# START OF Records to use

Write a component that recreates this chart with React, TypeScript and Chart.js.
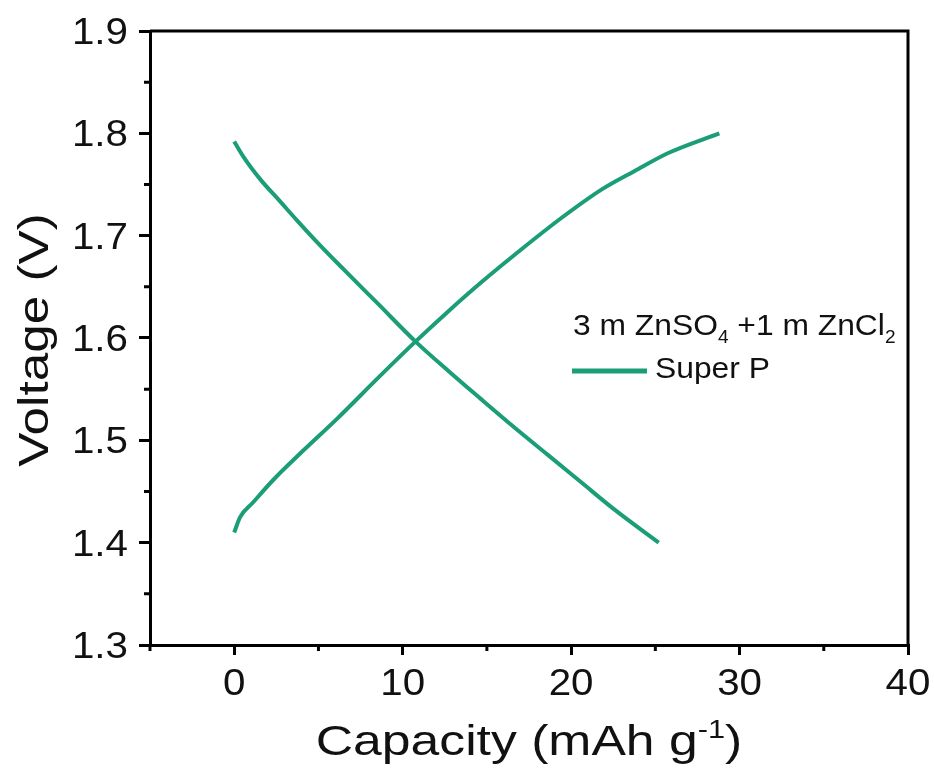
import React, { useEffect, useRef } from "react";
import { Chart, registerables } from "chart.js";

Chart.register(...registerables);

const chargeCapacity = [0, 0.35, 1.1, 2.3, 4.1, 6.1, 8.6, 10.6, 12.7, 14.6, 17.0, 19.4, 21.8, 23.75, 25.8, 28.8];
const chargeVoltage = [1.41, 1.425, 1.439, 1.461, 1.49, 1.521, 1.562, 1.594, 1.626, 1.6535, 1.686, 1.717, 1.745, 1.763, 1.781, 1.8];

const dischargeCapacity = [0, 0.55, 1.55, 2.75, 3.75, 4.9, 6.5, 8.5, 10.8, 12.7, 14.6, 16.6, 18.6, 20.6, 22.6, 25.2];
const dischargeVoltage = [1.792, 1.777, 1.755, 1.733, 1.7145, 1.694, 1.667, 1.634, 1.596, 1.568, 1.541, 1.513, 1.486, 1.459, 1.432, 1.4];

const xMajorTicks = [0, 10, 20, 30, 40];
const xMinorTicks = [-5, 5, 15, 25, 35];
const yMajorTicks = [1.3, 1.4, 1.5, 1.6, 1.7, 1.8, 1.9];
const yMinorTicks = [1.35, 1.45, 1.55, 1.65, 1.75, 1.85];

const xTitle = "Capacity (mAh g";
const xTitleSup = "-1";
const yTitle = "Voltage (V)";
const seriesLabel = "Super P";
const legendTitleParts = [
  { text: "3 m ZnSO", sub: false },
  { text: "4", sub: true },
  { text: " +1 m ZnCl", sub: false },
  { text: "2", sub: true },
];

const GREEN = "#1b9e77";
const TEXT = "#111";
const FONT = 'Arial, "Liberation Sans", sans-serif';

function stretchedText(
  ctx: CanvasRenderingContext2D,
  text: string,
  x: number,
  y: number,
  size: number,
  sx: number,
  align: "left" | "center" | "right"
) {
  ctx.save();
  ctx.font = `${size}px ${FONT}`;
  ctx.textAlign = align;
  ctx.textBaseline = "alphabetic";
  ctx.translate(x, y);
  ctx.scale(sx, 1);
  ctx.fillText(text, 0, 0);
  ctx.restore();
}

const framePlugin = {
  id: "frame",
  afterDraw(chart: any) {
    const { ctx, chartArea, scales } = chart;
    const { left, right, top, bottom } = chartArea;
    ctx.save();
    ctx.strokeStyle = "#000";
    ctx.lineWidth = 3;
    ctx.beginPath();
    ctx.moveTo(left, top);
    ctx.lineTo(right, top);
    ctx.lineTo(right, bottom);
    ctx.stroke();
    // minor ticks
    ctx.beginPath();
    xMinorTicks.forEach((v) => {
      const px = scales.x.getPixelForValue(v);
      ctx.moveTo(px, bottom);
      ctx.lineTo(px, bottom + 6);
    });
    yMinorTicks.forEach((v) => {
      const py = scales.y.getPixelForValue(v);
      ctx.moveTo(left, py);
      ctx.lineTo(left - 6, py);
    });
    ctx.stroke();

    ctx.fillStyle = TEXT;
    // tick labels
    yMajorTicks.forEach((v) => {
      const py = scales.y.getPixelForValue(v);
      stretchedText(ctx, v.toFixed(1), left - 22, py + 13, 36, 1.12, "right");
    });
    xMajorTicks.forEach((v) => {
      const px = scales.x.getPixelForValue(v);
      stretchedText(ctx, String(v), px, bottom + 50, 36, 1.12, "center");
    });

    // x title with superscript
    {
      const sx = 1.23;
      ctx.save();
      ctx.font = `42px ${FONT}`;
      const w1 = ctx.measureText(xTitle).width;
      ctx.font = `25px ${FONT}`;
      const w2 = ctx.measureText(xTitleSup).width;
      ctx.font = `42px ${FONT}`;
      const w3 = ctx.measureText(")").width;
      const total = (w1 + w2 + w3) * sx;
      const cx = (left + right) / 2;
      ctx.translate(cx - total / 2, bottom + 110);
      ctx.scale(sx, 1);
      ctx.textAlign = "left";
      ctx.textBaseline = "alphabetic";
      ctx.fillText(xTitle, 0, 0);
      ctx.font = `25px ${FONT}`;
      ctx.fillText(xTitleSup, w1, -17);
      ctx.font = `42px ${FONT}`;
      ctx.fillText(")", w1 + w2, 0);
      ctx.restore();
    }
    // y title
    {
      ctx.save();
      ctx.translate(48, (top + bottom) / 2 + 2);
      ctx.rotate(-Math.PI / 2);
      ctx.scale(1.22, 1);
      ctx.font = `42px ${FONT}`;
      ctx.textAlign = "center";
      ctx.textBaseline = "alphabetic";
      ctx.fillText(yTitle, 0, 0);
      ctx.restore();
    }

    // legend
    const lx = left + 423;
    const ly1 = top + 304;
    {
      ctx.save();
      ctx.translate(lx, ly1);
      ctx.scale(1.06, 1);
      ctx.textAlign = "left";
      ctx.textBaseline = "alphabetic";
      let x = 0;
      legendTitleParts.forEach((p) => {
        if (p.sub) {
          ctx.font = `18px ${FONT}`;
          ctx.fillText(p.text, x, 8);
        } else {
          ctx.font = `30px ${FONT}`;
          ctx.fillText(p.text, x, 0);
        }
        x += ctx.measureText(p.text).width;
      });
      ctx.restore();
    }
    const ly2 = ly1 + 36;
    ctx.strokeStyle = GREEN;
    ctx.lineWidth = 5;
    ctx.beginPath();
    ctx.moveTo(lx - 1, ly2);
    ctx.lineTo(lx + 74, ly2);
    ctx.stroke();
    stretchedText(ctx, seriesLabel, lx + 82, ly2 + 7, 30, 1.06, "left");
    ctx.restore();
  },
};

export default function App() {
  const ref = useRef<HTMLCanvasElement>(null);
  useEffect(() => {
    if (!ref.current) return;
    const mk = (xs: number[], ys: number[], label: string) => ({
      label,
      data: xs.map((c, i) => ({ x: c, y: ys[i] })),
      borderColor: GREEN,
      borderWidth: 4,
      pointRadius: 0,
      cubicInterpolationMode: "monotone" as const,
      fill: false,
    });
    const chart = new Chart(ref.current, {
      type: "line",
      data: {
        datasets: [
          mk(chargeCapacity, chargeVoltage, seriesLabel + " charge"),
          mk(dischargeCapacity, dischargeVoltage, seriesLabel + " discharge"),
        ],
      },
      options: {
        animation: false,
        responsive: true,
        maintainAspectRatio: false,
        layout: { padding: { left: 0, top: 31, right: 26, bottom: 0 } },
        plugins: { legend: { display: false }, tooltip: { enabled: false } },
        scales: {
          x: {
            type: "linear",
            min: -5,
            max: 40,
            afterBuildTicks: (s: any) => {
              s.ticks = xMajorTicks.map((v) => ({ value: v }));
            },
            afterFit: (s: any) => {
              s.height = 129;
            },
            ticks: { display: false },
            grid: { drawOnChartArea: false, drawTicks: true, tickLength: 10, lineWidth: 3, color: "#000" },
            border: { display: true, width: 3, color: "#000" },
          },
          y: {
            type: "linear",
            min: 1.3,
            max: 1.9,
            afterBuildTicks: (s: any) => {
              s.ticks = yMajorTicks.map((v) => ({ value: v }));
            },
            afterFit: (s: any) => {
              s.width = 150;
            },
            ticks: { display: false },
            grid: { drawOnChartArea: false, drawTicks: true, tickLength: 11, lineWidth: 3, color: "#000" },
            border: { display: true, width: 3, color: "#000" },
          },
        },
      },
      plugins: [framePlugin],
    });
    return () => chart.destroy();
  }, []);
  return (
    <div style={{ position: "fixed", left: 0, top: 0, width: 934, height: 774, background: "#fff" }}>
      <canvas ref={ref} />
    </div>
  );
}
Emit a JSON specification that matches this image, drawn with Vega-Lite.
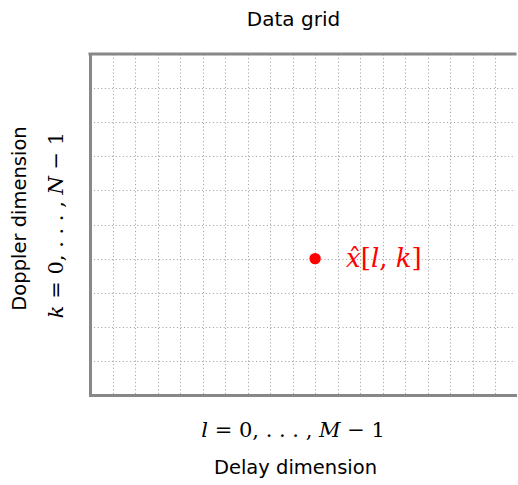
{
  "$schema": "https://vega.github.io/schema/vega-lite/v6.json",
  "width": 518,
  "height": 485,
  "autosize": {"type": "fit", "contains": "padding"},
  "padding": {"left": 9, "top": 9, "right": 0, "bottom": 8},
  "title": {
    "text": "Data grid",
    "font": "DejaVu Sans",
    "fontSize": 20,
    "fontWeight": "normal",
    "color": "#000000",
    "offset": 22,
    "dx": -9
  },
  "config": {"view": {"stroke": null}},
  "data": {"values": [{"l": 10, "k": 4, "label": "𝑥̂[𝑙, 𝑘]"}]},
  "layer": [
    {
      "mark": {"type": "point", "filled": true, "color": "#ff0000", "size": 130, "opacity": 1},
      "encoding": {
        "x": {
          "field": "l",
          "type": "quantitative",
          "scale": {"domain": [0, 18.88], "nice": false, "zero": false},
          "axis": {
            "values": [0, 1, 2, 3, 4, 5, 6, 7, 8, 9, 10, 11, 12, 13, 14, 15, 16, 17, 18],
            "tickCount": 100,
            "grid": true,
            "gridColor": "#9a9a9a",
            "gridDash": [1, 2.6],
            "gridWidth": 1,
            "ticks": false,
            "domain": true,
            "domainColor": "#888888",
            "domainWidth": 3,
            "domainCap": "square",
            "labelExpr": "datum.value == 9 ? '𝑙 = 0, . . . , 𝑀 − 1' : ''",
            "labelFont": "DejaVu Serif",
            "labelFontSize": 21,
            "labelColor": "#000000",
            "labelPadding": 24,
            "labelLimit": 0,
            "labelFlush": false,
            "labelOverlap": false,
            "title": "Delay dimension",
            "titleFont": "DejaVu Sans",
            "titleFontSize": 19.5,
            "titleFontWeight": "normal",
            "titleColor": "#000000",
            "titlePadding": 18,
            "titleX": 205
          }
        },
        "y": {
          "field": "k",
          "type": "quantitative",
          "scale": {"domain": [0, 10], "nice": false, "zero": false},
          "axis": {
            "values": [0, 1, 2, 3, 4, 5, 6, 7, 8, 9, 10],
            "tickCount": 100,
            "grid": true,
            "gridColor": "#9a9a9a",
            "gridDash": [1, 2.6],
            "gridWidth": 1,
            "ticks": false,
            "domain": true,
            "domainColor": "#888888",
            "domainWidth": 3,
            "domainCap": "square",
            "labelExpr": "datum.value == 5 ? '𝑘 = 0, . . . , 𝑁 − 1' : ''",
            "labelFont": "DejaVu Serif",
            "labelFontSize": 21,
            "labelColor": "#000000",
            "labelAngle": -90,
            "labelAlign": "center",
            "labelBaseline": "bottom",
            "labelPadding": 24,
            "labelLimit": 0,
            "labelFlush": false,
            "labelOverlap": false,
            "title": "Doppler dimension",
            "titleFont": "DejaVu Sans",
            "titleFontSize": 19.5,
            "titleFontWeight": "normal",
            "titleColor": "#000000",
            "titlePadding": 16,
            "titleY": 164
          }
        }
      }
    },
    {
      "mark": {
        "type": "text",
        "align": "left",
        "baseline": "middle",
        "dx": 31,
        "font": "DejaVu Serif",
        "fontSize": 26,
        "color": "#ff0000"
      },
      "encoding": {
        "x": {"field": "l", "type": "quantitative"},
        "y": {"field": "k", "type": "quantitative"},
        "text": {"field": "label"}
      }
    },
    {
      "mark": {"type": "rule", "color": "#888888", "strokeWidth": 3, "strokeCap": "square"},
      "encoding": {"y": {"datum": 10}}
    }
  ]
}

# END OF Records to use

Exercise:
Leave the pictures out and please restate exactly the lines running from the start of the material through the one with "1.459, 1.432, 1.4];".

Output of the task:
Write a component that recreates this chart with React, TypeScript and Chart.js.
import React, { useEffect, useRef } from "react";
import { Chart, registerables } from "chart.js";

Chart.register(...registerables);

const chargeCapacity = [0, 0.35, 1.1, 2.3, 4.1, 6.1, 8.6, 10.6, 12.7, 14.6, 17.0, 19.4, 21.8, 23.75, 25.8, 28.8];
const chargeVoltage = [1.41, 1.425, 1.439, 1.461, 1.49, 1.521, 1.562, 1.594, 1.626, 1.6535, 1.686, 1.717, 1.745, 1.763, 1.781, 1.8];

const dischargeCapacity = [0, 0.55, 1.55, 2.75, 3.75, 4.9, 6.5, 8.5, 10.8, 12.7, 14.6, 16.6, 18.6, 20.6, 22.6, 25.2];
const dischargeVoltage = [1.792, 1.777, 1.755, 1.733, 1.7145, 1.694, 1.667, 1.634, 1.596, 1.568, 1.541, 1.513, 1.486, 1.459, 1.432, 1.4];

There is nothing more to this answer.